WA Forest Alliance (WAFA) Convener Jess Beckerling condemned the draft review as another attempt to paper over fundamental problems facing native forests.

“Rather than a genuine science-based reappraisal of the leftover Barnett Government era forest management policies, this review represents the McGowan Government rubber stamping increased logging at the expense of forests, wildlife, biodiversity, and communities,” she said.

“This review has a critically important function. It is supposed to check whether targets are being met, and whether forests, wildlife, and biodiversity are being conserved.

“Instead, the review has ignored cries from within the Department of Biodiversity and Conservation’s own ranks for High Conservation Value forests to be assessed and protected.

“It’s just business-as-usual for the logging and burning of the South West’s Global Biodiversity Hotspot forests - and business-as-usual is destroying forests and pushing threatened wildlife to extinction.”

Endangered wildlife losing critical habitat to logging.

Ms Beckerling said the review’s description of threatened wildlife - including Forest Black Cockatoos and the critically endangered Western Ringtail Possum - losing their habitat as being ‘temporarily displaced’ was absurd bureaucrat-speak, and flew in the face of the science.

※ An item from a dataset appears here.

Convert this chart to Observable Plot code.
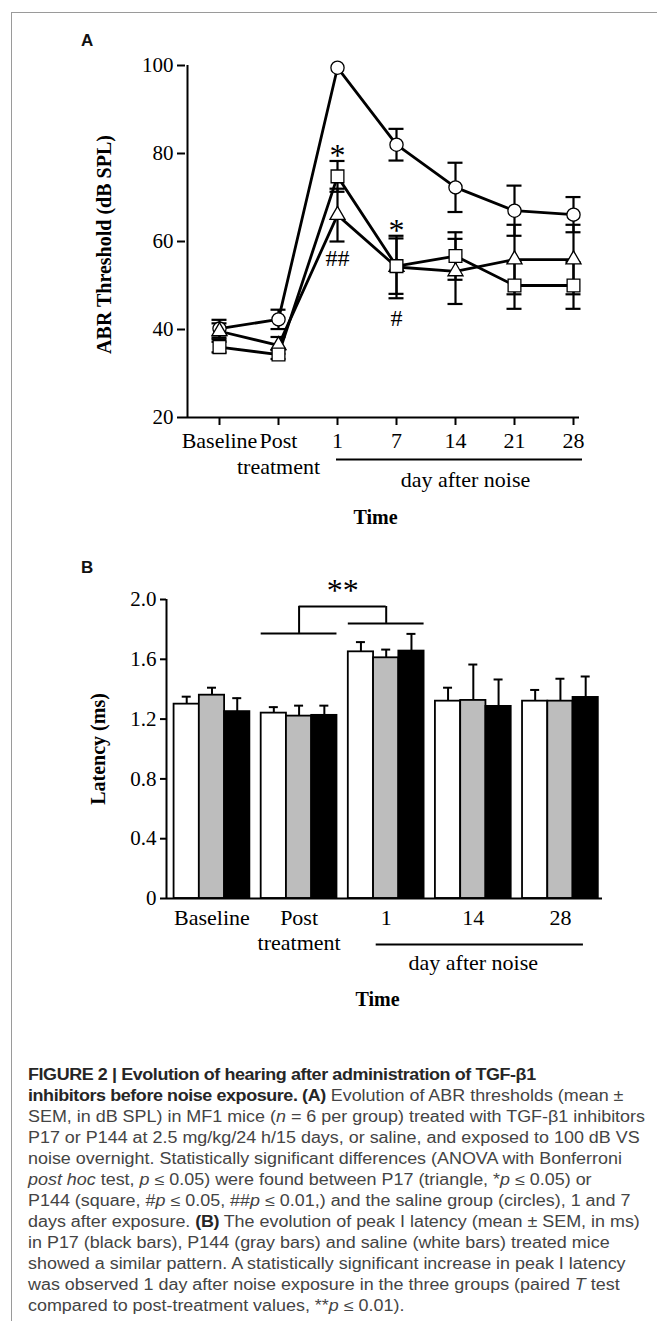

“The science and WAFA’s community forest surveys show without a shadow of doubt that threatened wildlife are losing critical habitat during logging operations. You can’t clear fell and burn an ancient karri forest known to be home to threatened wildlife, and not destroy their habitat,” she said.

“This is not ‘temporarily displacing’ threatened species. It’s pushing them past the point of recovery.

“We have to act now. Forests and endangered wildlife can’t wait another five years for things to change.

"WAFA's Forests For Life plan would see more than 800 people employed in a sustainable farm forestry sector, and would see forests protected for wildlife, climate, and people,” said Ms Beckerling.